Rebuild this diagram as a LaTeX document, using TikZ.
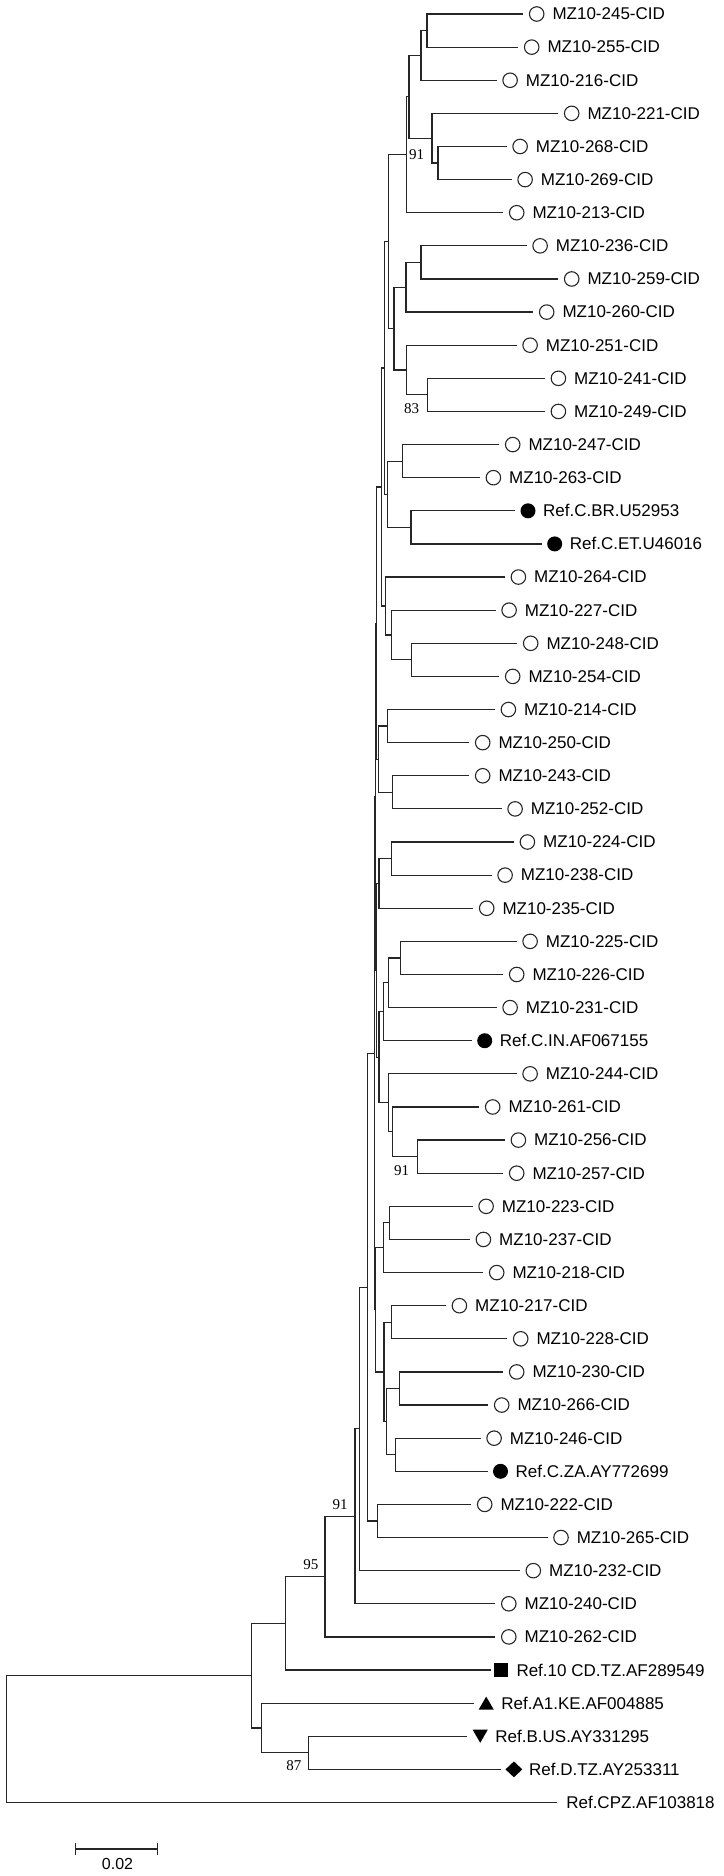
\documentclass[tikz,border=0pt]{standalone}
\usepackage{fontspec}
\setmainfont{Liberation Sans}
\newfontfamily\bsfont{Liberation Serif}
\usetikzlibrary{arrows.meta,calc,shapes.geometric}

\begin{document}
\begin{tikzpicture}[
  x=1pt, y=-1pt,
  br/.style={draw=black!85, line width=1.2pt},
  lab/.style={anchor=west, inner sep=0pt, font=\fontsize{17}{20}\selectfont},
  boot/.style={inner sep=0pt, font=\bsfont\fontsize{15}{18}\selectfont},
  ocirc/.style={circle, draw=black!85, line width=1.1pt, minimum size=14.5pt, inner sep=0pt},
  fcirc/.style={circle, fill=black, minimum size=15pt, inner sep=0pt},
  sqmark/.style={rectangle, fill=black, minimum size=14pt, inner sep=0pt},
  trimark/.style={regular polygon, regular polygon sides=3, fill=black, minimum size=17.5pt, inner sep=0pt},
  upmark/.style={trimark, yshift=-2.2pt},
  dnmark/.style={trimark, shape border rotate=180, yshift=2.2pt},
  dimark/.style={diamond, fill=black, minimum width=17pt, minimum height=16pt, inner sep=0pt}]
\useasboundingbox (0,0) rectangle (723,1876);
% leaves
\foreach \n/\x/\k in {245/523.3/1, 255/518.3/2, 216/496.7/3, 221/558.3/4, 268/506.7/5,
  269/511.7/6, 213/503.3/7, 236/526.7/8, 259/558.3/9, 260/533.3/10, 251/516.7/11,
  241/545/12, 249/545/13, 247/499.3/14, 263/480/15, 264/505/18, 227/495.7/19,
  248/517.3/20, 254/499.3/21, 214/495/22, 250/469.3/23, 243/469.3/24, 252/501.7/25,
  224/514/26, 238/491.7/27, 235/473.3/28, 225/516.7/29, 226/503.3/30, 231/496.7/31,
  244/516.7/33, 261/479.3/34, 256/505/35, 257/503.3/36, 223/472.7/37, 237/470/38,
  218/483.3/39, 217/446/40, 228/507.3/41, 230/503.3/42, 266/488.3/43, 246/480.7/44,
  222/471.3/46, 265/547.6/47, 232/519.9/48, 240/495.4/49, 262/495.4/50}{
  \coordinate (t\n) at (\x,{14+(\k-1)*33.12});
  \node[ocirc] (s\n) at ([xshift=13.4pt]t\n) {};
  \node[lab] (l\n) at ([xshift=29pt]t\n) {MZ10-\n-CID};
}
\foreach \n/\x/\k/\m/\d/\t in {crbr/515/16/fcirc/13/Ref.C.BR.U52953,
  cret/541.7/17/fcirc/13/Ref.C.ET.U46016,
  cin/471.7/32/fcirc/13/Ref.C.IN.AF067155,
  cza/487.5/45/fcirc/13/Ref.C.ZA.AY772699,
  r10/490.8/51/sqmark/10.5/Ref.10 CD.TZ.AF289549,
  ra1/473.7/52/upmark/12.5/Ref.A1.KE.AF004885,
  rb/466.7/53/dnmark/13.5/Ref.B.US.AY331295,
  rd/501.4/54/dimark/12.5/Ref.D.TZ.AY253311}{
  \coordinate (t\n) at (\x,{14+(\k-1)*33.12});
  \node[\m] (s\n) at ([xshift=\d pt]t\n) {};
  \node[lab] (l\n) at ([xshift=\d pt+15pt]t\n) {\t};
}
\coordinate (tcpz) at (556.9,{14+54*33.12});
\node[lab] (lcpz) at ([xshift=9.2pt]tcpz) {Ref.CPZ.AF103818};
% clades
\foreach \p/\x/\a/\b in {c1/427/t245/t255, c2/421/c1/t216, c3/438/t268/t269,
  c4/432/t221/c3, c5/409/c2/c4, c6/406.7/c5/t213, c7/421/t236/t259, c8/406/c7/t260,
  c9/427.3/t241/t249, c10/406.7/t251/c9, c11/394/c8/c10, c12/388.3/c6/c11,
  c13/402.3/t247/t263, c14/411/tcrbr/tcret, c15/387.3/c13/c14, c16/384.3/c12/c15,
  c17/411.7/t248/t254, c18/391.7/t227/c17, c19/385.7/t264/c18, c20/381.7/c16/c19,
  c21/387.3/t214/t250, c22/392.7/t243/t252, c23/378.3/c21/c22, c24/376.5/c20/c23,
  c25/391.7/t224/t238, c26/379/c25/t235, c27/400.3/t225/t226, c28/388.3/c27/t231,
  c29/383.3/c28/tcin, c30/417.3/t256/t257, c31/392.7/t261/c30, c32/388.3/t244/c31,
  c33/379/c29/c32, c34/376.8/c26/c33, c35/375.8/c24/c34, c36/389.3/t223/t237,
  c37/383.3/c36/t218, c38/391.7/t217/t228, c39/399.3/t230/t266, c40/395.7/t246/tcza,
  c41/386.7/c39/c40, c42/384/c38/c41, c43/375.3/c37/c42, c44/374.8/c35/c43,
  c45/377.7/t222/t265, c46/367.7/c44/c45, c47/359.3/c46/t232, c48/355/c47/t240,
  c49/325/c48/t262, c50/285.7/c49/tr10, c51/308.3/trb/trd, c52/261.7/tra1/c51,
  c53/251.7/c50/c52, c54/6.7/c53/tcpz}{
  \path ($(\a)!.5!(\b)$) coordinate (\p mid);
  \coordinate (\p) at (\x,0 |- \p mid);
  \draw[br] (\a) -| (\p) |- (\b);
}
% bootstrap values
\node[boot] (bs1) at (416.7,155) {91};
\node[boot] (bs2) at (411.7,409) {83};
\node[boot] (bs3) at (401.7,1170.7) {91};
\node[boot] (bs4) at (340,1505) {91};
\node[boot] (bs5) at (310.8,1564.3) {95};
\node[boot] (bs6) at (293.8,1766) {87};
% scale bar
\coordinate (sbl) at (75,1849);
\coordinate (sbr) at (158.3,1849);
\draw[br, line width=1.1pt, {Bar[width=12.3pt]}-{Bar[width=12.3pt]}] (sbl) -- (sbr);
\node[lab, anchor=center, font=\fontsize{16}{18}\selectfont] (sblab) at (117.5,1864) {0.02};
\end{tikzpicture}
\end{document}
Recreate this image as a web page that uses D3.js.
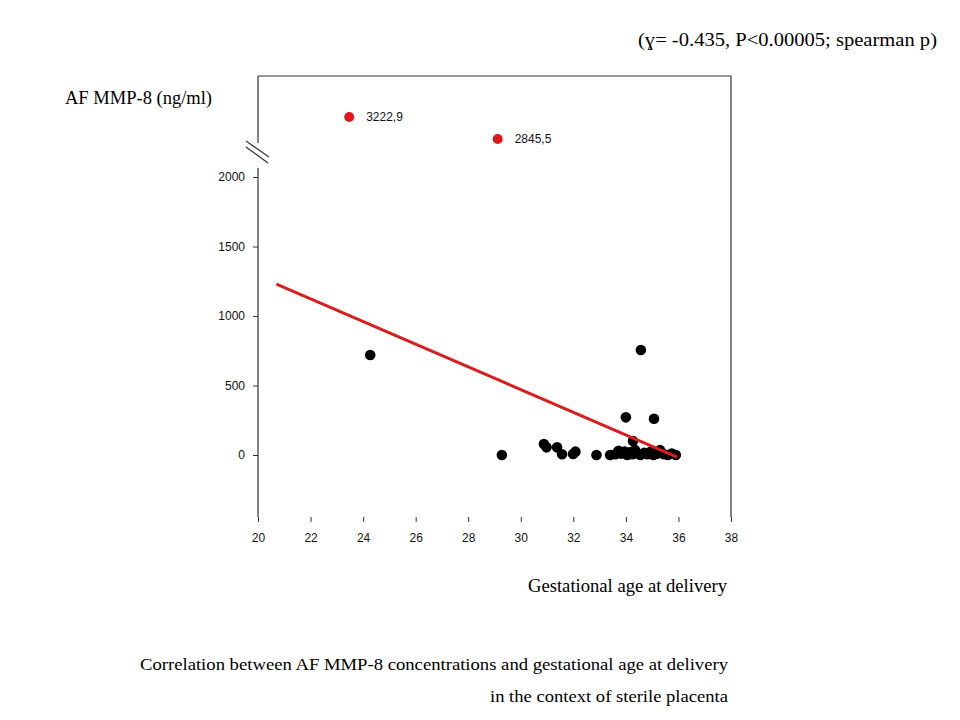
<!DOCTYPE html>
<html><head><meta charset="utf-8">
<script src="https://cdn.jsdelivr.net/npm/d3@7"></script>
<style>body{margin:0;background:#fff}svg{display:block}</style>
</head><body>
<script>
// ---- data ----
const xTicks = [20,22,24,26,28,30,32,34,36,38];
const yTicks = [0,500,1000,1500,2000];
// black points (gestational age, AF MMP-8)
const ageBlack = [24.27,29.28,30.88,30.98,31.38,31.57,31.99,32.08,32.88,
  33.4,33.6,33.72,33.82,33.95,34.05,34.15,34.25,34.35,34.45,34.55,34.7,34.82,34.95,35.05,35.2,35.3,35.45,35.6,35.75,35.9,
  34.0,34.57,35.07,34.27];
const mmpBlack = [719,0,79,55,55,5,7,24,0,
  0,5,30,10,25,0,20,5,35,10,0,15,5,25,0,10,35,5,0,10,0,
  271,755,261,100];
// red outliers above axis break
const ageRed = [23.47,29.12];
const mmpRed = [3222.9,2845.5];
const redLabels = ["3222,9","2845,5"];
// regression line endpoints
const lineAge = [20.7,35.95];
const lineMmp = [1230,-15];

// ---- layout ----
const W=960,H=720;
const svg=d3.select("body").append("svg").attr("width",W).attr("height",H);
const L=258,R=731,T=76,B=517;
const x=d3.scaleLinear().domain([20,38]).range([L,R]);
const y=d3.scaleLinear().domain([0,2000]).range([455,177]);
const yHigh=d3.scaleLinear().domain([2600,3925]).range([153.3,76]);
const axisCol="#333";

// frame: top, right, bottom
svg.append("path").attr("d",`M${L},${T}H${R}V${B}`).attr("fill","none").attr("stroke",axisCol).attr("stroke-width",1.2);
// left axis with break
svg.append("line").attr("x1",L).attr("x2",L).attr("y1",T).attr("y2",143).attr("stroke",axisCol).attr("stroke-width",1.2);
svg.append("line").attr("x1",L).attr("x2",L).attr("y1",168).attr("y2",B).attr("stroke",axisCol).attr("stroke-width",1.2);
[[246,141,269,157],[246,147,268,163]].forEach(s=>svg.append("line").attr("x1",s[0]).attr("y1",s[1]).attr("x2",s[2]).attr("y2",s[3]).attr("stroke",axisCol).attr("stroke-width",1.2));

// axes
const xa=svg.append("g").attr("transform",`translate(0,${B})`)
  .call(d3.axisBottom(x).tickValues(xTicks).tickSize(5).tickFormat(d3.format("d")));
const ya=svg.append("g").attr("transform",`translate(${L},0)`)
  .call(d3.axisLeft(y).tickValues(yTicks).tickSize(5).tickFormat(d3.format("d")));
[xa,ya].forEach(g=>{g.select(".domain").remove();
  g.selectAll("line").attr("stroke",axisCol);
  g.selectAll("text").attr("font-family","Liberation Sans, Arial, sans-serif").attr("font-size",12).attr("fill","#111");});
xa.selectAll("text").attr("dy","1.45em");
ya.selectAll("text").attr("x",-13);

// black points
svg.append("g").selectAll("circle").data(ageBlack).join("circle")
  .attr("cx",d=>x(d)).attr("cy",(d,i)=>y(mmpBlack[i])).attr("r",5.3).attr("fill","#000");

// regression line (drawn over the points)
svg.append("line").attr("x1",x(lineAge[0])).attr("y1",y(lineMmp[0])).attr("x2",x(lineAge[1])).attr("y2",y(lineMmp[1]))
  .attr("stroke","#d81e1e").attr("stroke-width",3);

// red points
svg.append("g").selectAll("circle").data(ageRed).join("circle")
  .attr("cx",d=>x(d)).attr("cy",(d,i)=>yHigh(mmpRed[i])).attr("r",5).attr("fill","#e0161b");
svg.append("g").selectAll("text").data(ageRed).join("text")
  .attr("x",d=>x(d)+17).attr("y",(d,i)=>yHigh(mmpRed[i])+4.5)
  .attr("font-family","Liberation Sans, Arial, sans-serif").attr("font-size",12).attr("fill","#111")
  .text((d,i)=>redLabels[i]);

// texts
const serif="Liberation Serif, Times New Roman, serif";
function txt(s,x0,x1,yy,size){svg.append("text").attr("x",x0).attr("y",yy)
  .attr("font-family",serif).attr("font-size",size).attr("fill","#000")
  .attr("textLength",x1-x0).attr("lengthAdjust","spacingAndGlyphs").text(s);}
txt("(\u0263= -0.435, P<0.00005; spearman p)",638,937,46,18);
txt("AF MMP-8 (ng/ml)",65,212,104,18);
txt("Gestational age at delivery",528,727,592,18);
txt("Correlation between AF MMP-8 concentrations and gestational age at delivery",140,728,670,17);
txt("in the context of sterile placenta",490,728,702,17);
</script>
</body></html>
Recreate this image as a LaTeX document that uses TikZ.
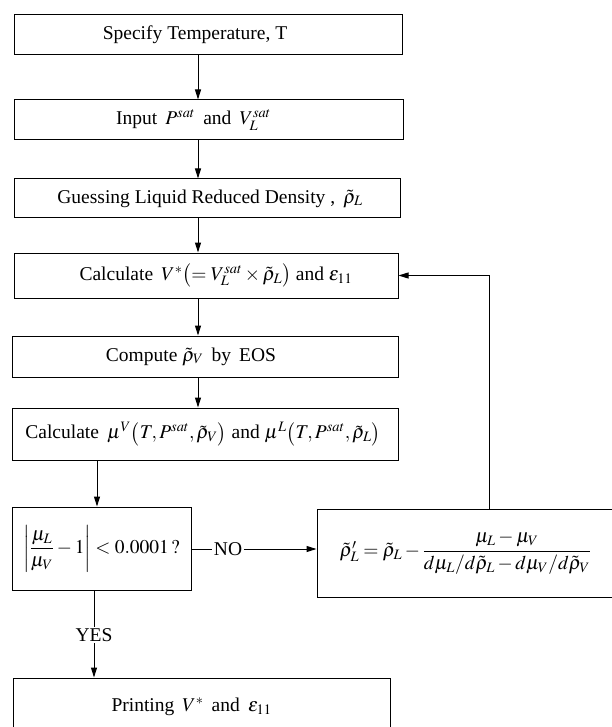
──────────
> Objective: Find the word "this" in the entries above and gather every line that holds it.

> Output of the task:
Rebuild this diagram as a LaTeX document, using TikZ.
Recreate this image as a web page that uses D3.js.
Recreate this image as a LaTeX document that uses TikZ.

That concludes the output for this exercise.